稍微了解一下Stanford NLP套件後,我們再回到Python NLTK:


In [82]:
import nltk
print(nltk.corpus.gutenberg.fileids())


['austen-emma.txt', 'austen-persuasion.txt', 'austen-sense.txt', 'bible-kjv.txt', 'blake-poems.txt', 'bryant-stories.txt', 'burgess-busterbrown.txt', 'carroll-alice.txt', 'chesterton-ball.txt', 'chesterton-brown.txt', 'chesterton-thursday.txt', 'edgeworth-parents.txt', 'melville-moby_dick.txt', 'milton-paradise.txt', 'shakespeare-caesar.txt', 'shakespeare-hamlet.txt', 'shakespeare-macbeth.txt', 'whitman-leaves.txt']

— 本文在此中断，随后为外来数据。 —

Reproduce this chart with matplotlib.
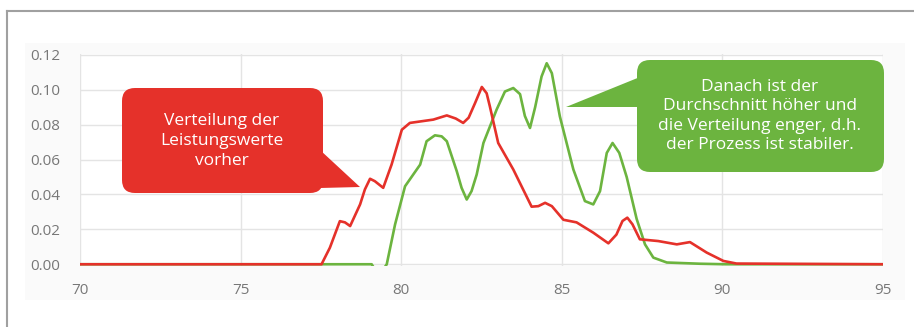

先以 gutenberg語料庫中的 Leaves of Grass by Walt Whitman為例。接下來的一些範例可以讓我們了解以下四個方法的意義:

  • nltk.corpus.gutenberg.fileids()
  • nltk.corpus.gutenberg.raw()
  • nltk.corpus.gutenberg.sents()
  • nltk.corpus.gutenberg.words()

In [56]:
print(nltk.corpus.gutenberg.raw("whitman-leaves.txt")[:500])


[Leaves of Grass by Walt Whitman 1855]


Come, said my soul,
Such verses for my Body let us write, (for we are one,)
That should I after return,
Or, long, long hence, in other spheres,
There to some group of mates the chants resuming,
(Tallying Earth's soil, trees, winds, tumultuous waves,)
Ever with pleas'd smile I may keep on,
Ever and ever yet the verses owning--as, first, I here and now
Signing for Soul and Body, set to them my name,

Walt Whitman



[BOOK I.  INSCRIPTIONS]

}  One's-Self I 

印出該文前100字


In [71]:
print(nltk.corpus.gutenberg.words("whitman-leaves.txt")[:100])

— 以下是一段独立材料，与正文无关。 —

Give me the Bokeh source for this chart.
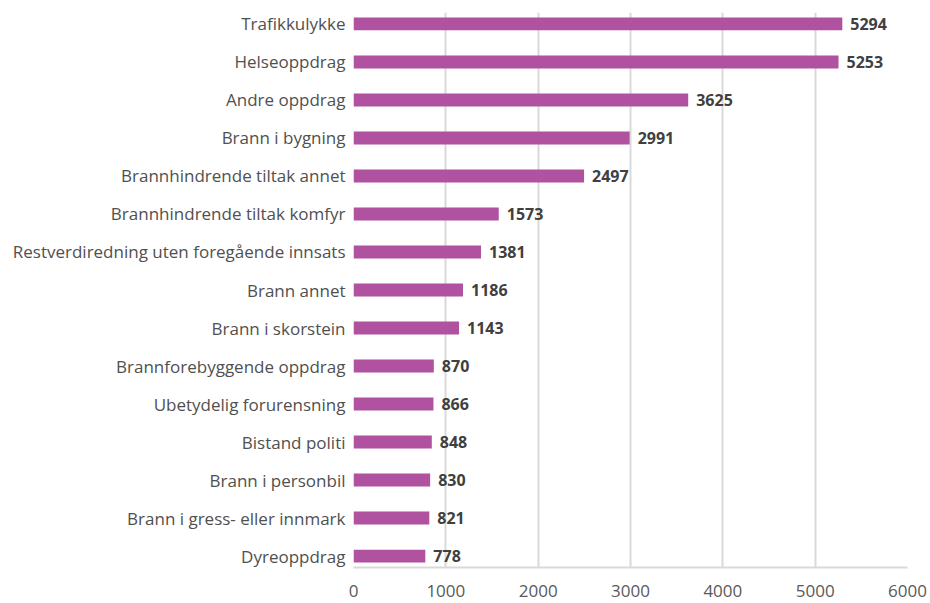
from bokeh.plotting import figure
from bokeh.models import FactorRange, ColumnDataSource, Range1d, FixedTicker
from bokeh.embed import file_html
from bokeh.resources import INLINE
from bokeh.core.properties import value

categories = [
    "Trafikkulykke",
    "Helseoppdrag",
    "Andre oppdrag",
    "Brann i bygning",
    "Brannhindrende tiltak annet",
    "Brannhindrende tiltak komfyr",
    "Restverdiredning uten foregående innsats",
    "Brann annet",
    "Brann i skorstein",
    "Brannforebyggende oppdrag",
    "Ubetydelig forurensning",
    "Bistand politi",
    "Brann i personbil",
    "Brann i gress- eller innmark",
    "Dyreoppdrag",
]
counts = [5294, 5253, 3625, 2991, 2497, 1573, 1381, 1186, 1143, 870, 866, 848, 830, 821, 778]
x_ticks = [0, 1000, 2000, 3000, 4000, 5000, 6000]

FONT = "Open Sans"
BAR = "#B0529F"

src = ColumnDataSource(dict(cat=categories, n=counts, lab=[str(v) for v in counts]))

p = figure(
    width=928, height=601,
    y_range=FactorRange(factors=list(reversed(categories)), range_padding=-0.2,
                        range_padding_units="absolute"),
    x_range=Range1d(0, 6000),
    output_backend="svg", toolbar_location=None,
    min_border_left=353, min_border_right=21, min_border_top=12, min_border_bottom=34,
)

p.hbar(y="cat", right="n", left=0, height=0.34, source=src, color=BAR, line_color=None)
p.text(x="n", y="cat", text="lab", source=src, x_offset=8,
       text_align="left", text_baseline="middle",
       text_font=value(FONT), text_font_style="bold", text_font_size="16px",
       text_color="#404040")

p.outline_line_color = None
p.background_fill_color = "white"
p.border_fill_color = "white"

p.ygrid.grid_line_color = None
p.xgrid.grid_line_color = "#D9D9D9"
p.xgrid.grid_line_width = 2
p.xaxis.ticker = FixedTicker(ticks=x_ticks)

p.xaxis.axis_line_color = "#D9D9D9"
p.xaxis.axis_line_width = 2
p.xaxis.major_tick_line_color = None
p.xaxis.minor_tick_line_color = None
p.xaxis.major_label_text_font = FONT
p.xaxis.major_label_text_font_size = "17px"
p.xaxis.major_label_text_color = "#595959"
p.xaxis.major_label_standoff = 11

p.yaxis.axis_line_color = None
p.yaxis.major_tick_line_color = None
p.yaxis.minor_tick_line_color = None
p.yaxis.major_label_text_font = FONT
p.yaxis.major_label_text_font_size = "17px"
p.yaxis.major_label_text_color = "#505050"
p.yaxis.major_label_standoff = 2

open("out.html", "w").write(file_html(p, INLINE))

['[', 'Leaves', 'of', 'Grass', 'by', 'Walt', 'Whitman', '1855', ']', 'Come', ',', 'said', 'my', 'soul', ',', 'Such', 'verses', 'for', 'my', 'Body', 'let', 'us', 'write', ',', '(', 'for', 'we', 'are', 'one', ',)', 'That', 'should', 'I', 'after', 'return', ',', 'Or', ',', 'long', ',', 'long', 'hence', ',', 'in', 'other', 'spheres', ',', 'There', 'to', 'some', 'group', 'of', 'mates', 'the', 'chants', 'resuming', ',', '(', 'Tallying', 'Earth', "'", 's', 'soil', ',', 'trees', ',', 'winds', ',', 'tumultuous', 'waves', ',)', 'Ever', 'with', 'pleas', "'", 'd', 'smile', 'I', 'may', 'keep', 'on', ',', 'Ever', 'and', 'ever', 'yet', 'the', 'verses', 'owning', '--', 'as', ',', 'first', ',', 'I', 'here', 'and', 'now', 'Signing', 'for']

印出該文前兩句


In [67]:
for j in range(2):
    print( nltk.corpus.gutenberg.sents("whitman-leaves.txt")[j])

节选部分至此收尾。